Cancer-causing chemicals and drugs like antibiotics
pollute many of America's lakes, rivers and drinking water supplies. Activated
carbon filters can remove about 40 percent of carcinogens and antibiotics from
these waters. But a tiny solar-powered filter made of two bacterial proteins
absorbs more than 50 percent more of the pollutants.
In addition, the filter - developed by a team at the
University of Cincinnati - can release the captured antibiotics so they can be
reused.
Antibiotics and chemicals enter waterways through
sewage and run-off from yards and farms.

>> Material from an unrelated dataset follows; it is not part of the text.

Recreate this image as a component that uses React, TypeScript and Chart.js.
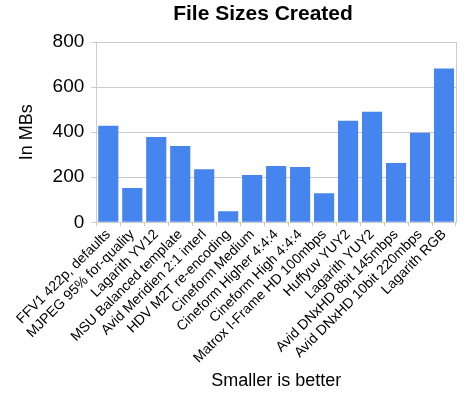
import React, { useEffect, useRef } from "react";
import { Chart, registerables } from "chart.js";

Chart.register(...registerables);

const categories = [
  "FFV1 422p, defaults",
  "MJPEG 95% for-quality",
  "Lagarith YV12",
  "MSU Balanced template",
  "Avid Meridien 2:1 interl",
  "HDV M2T re-encoding",
  "Cineform Medium",
  "Cineform Higher 4:4:4",
  "Cineform High 4:4:4",
  "Matrox I-Frame HD 100mbps",
  "Huffyuv YUY2",
  "Lagarith YUY2",
  "Avid DNxHD 8bit 145mbps",
  "Avid DNxHD 10bit 220mbps",
  "Lagarith RGB",
];
const fileSizes = [428, 152, 379, 339, 236, 49, 210, 250, 245, 129, 451, 491, 263, 397, 683];
const yTicks = [0, 200, 400, 600, 800];
const chartTitle = "File Sizes Created";

const FONT = "'Liberation Sans', Arial, sans-serif";

export default function App() {
  const ref = useRef<HTMLCanvasElement>(null);
  useEffect(() => {
    if (!ref.current) return;
    const decorations = {
      id: "decorations",
      afterDraw(chart: any) {
        const { ctx, chartArea } = chart;
        ctx.save();
        ctx.strokeStyle = "#cccccc";
        ctx.lineWidth = 1;
        ctx.beginPath();
        ctx.moveTo(Math.round(chartArea.right) + 0.5, chartArea.top);
        ctx.lineTo(Math.round(chartArea.right) + 0.5, chartArea.bottom);
        ctx.stroke();
        ctx.fillStyle = "#000";
        ctx.font = `bold 21px ${FONT}`;
        ctx.textAlign = "center";
        ctx.textBaseline = "middle";
        ctx.fillText(chartTitle, chart.width / 2 + 30, 14);
        ctx.restore();
      },
    };
    const chart = new Chart(ref.current, {
      type: "bar",
      data: {
        labels: categories,
        datasets: [
          {
            data: fileSizes,
            backgroundColor: "#4684ee",
            barPercentage: 0.84,
            categoryPercentage: 1,
          },
        ],
      },
      plugins: [decorations],
      options: {
        animation: false,
        responsive: false,
        layout: { padding: { left: 16, right: 10, top: 42, bottom: 2 } },
        plugins: {
          legend: { display: false },
          tooltip: { enabled: false },
          title: { display: false },
        },
        scales: {
          x: {
            grid: {
              display: true,
              drawOnChartArea: false,
              drawTicks: true,
              tickLength: 4,
              color: "#cccccc",
              offset: true,
            },
            border: { color: "#cccccc" },
            ticks: {
              color: "#000",
              font: { family: FONT, size: 14 },
              minRotation: 45,
              maxRotation: 45,
              autoSkip: false,
              padding: 0,
            },
            title: {
              display: true,
              text: "Smaller is better",
              color: "#000",
              font: { family: FONT, size: 18 },
              padding: { top: 4, bottom: 0 },
            },
          },
          y: {
            min: 0,
            max: 800,
            afterBuildTicks: (axis: any) => {
              axis.ticks = yTicks.map((v) => ({ value: v }));
            },
            grid: { color: "#cccccc", tickLength: 5 },
            border: { color: "#cccccc" },
            ticks: {
              color: "#000",
              font: { family: FONT, size: 19 },
              padding: 7,
            },
            title: {
              display: true,
              text: "In MBs",
              color: "#000",
              font: { family: FONT, size: 18 },
              padding: { top: 0, bottom: 8 },
            },
          },
        },
      },
    });
    return () => chart.destroy();
  }, []);
  return (
    <div style={{ position: "absolute", left: 0, top: 0, width: 466, height: 394, background: "#fff" }}>
      <canvas ref={ref} width={466} height={394} />
    </div>
  );
}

They can breed resistant bacteria and
kill helpful microorganisms, degrading the health of aquatic ecosystems.
The nano-filters, each smaller than the diameter of
a human hair, employ a protein used by drug-resistant bacteria to excrete
waste, but the researchers have turned it around so it sucks compounds in.
Another protein, which responds to sunlight, provides the pumping power for the
filter.
Environmental engineer David Wendell, one of the
developers, calls the innovation an environmentally friendly and cost-effective
way to extract and recover antibiotics from surface waters. He foresees the
possibility that, one day, a collection of nano-filters could be anchored
downstream from urban or farming areas to capture harmful compounds in water.
Details of the development and testing of the new
filter appear in the journal Nano Letters.